Cette profession de foi doit être au coeur du projet LADOM 24 et passe par un recentrage de LADOM sur des missions d'accompagnement personnalisé et de partenariats au service des territoires et de leurs collectivités.


* 38 LADOM avait succédé en 2006 à l'Agence nationale pour l'insertion et la promotion des travailleurs d'outre-mer (ANT). L'ANT avait elle-même succédé au Bureau pour le développement des migrations dans les départements d'outre-mer (BUMIDOM), qui fut un organisme public français chargé d'accompagner l'émigration des habitants des départements d'outre-mer vers la France métropolitaine dès 1963. Le bilan du BUMIDOM est très critiqué, notamment pour avoir vidé des territoires ultramarins de leurs forces vives dans des conditions discutables.

* 39 Cette agence a été refondée par la loi n° 2015-1268 du 14 octobre 2015 d'actualisation du droit des outre-mer.
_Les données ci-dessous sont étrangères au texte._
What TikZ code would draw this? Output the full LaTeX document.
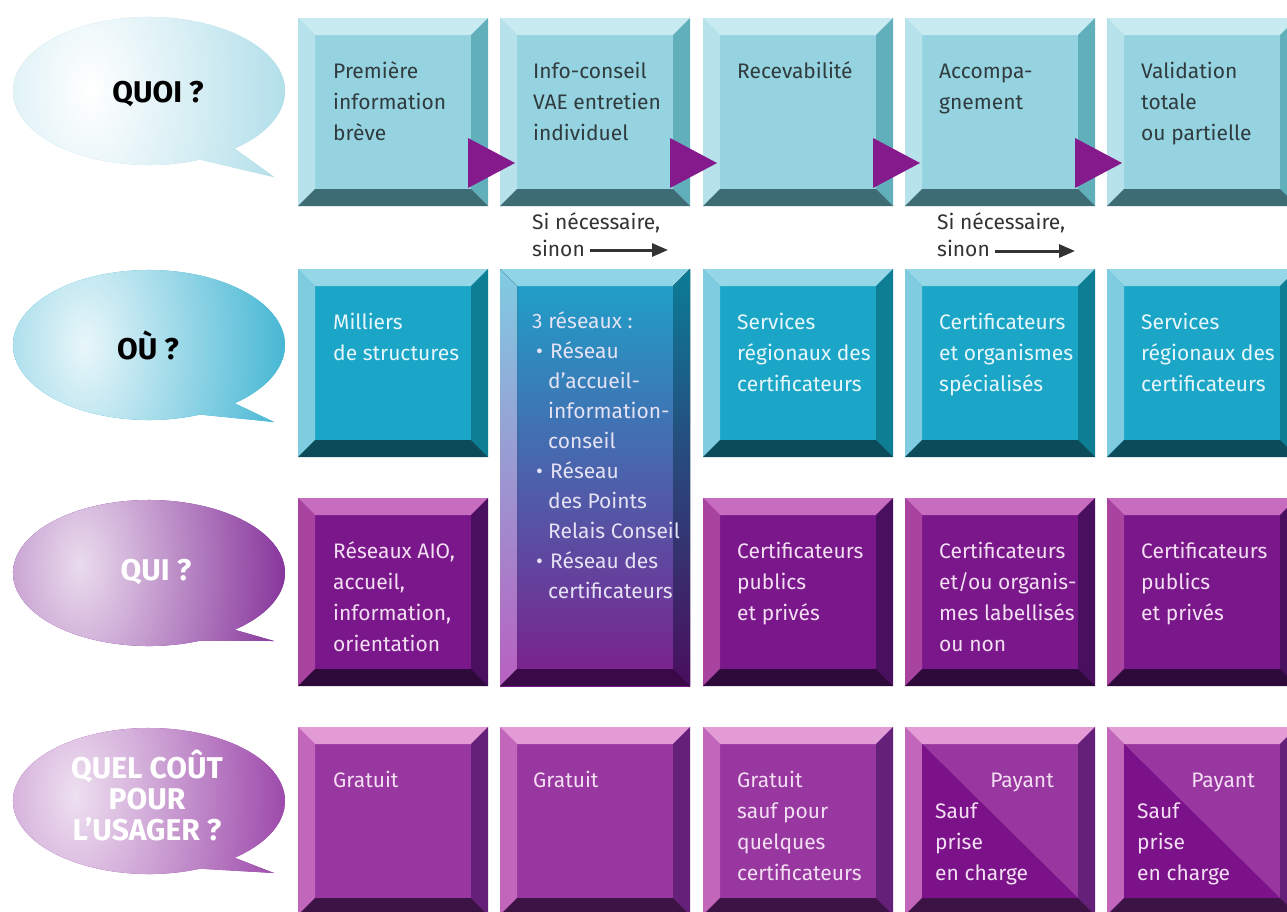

* 40 Plafond d'emploi de 124 ETP pour 2021.

* 41 Une antenne devrait ouvrir très prochainement à Saint-Martin, rattachée à LADOM en Guadeloupe.

* 42 À l'inverse, à Wallis-et-Futuna, les bénéficiaires de l'ACT sont assez nombreux. L'administration supérieure de l'État assure un service de proximité et d'accompagnement qui est bien connu de la population.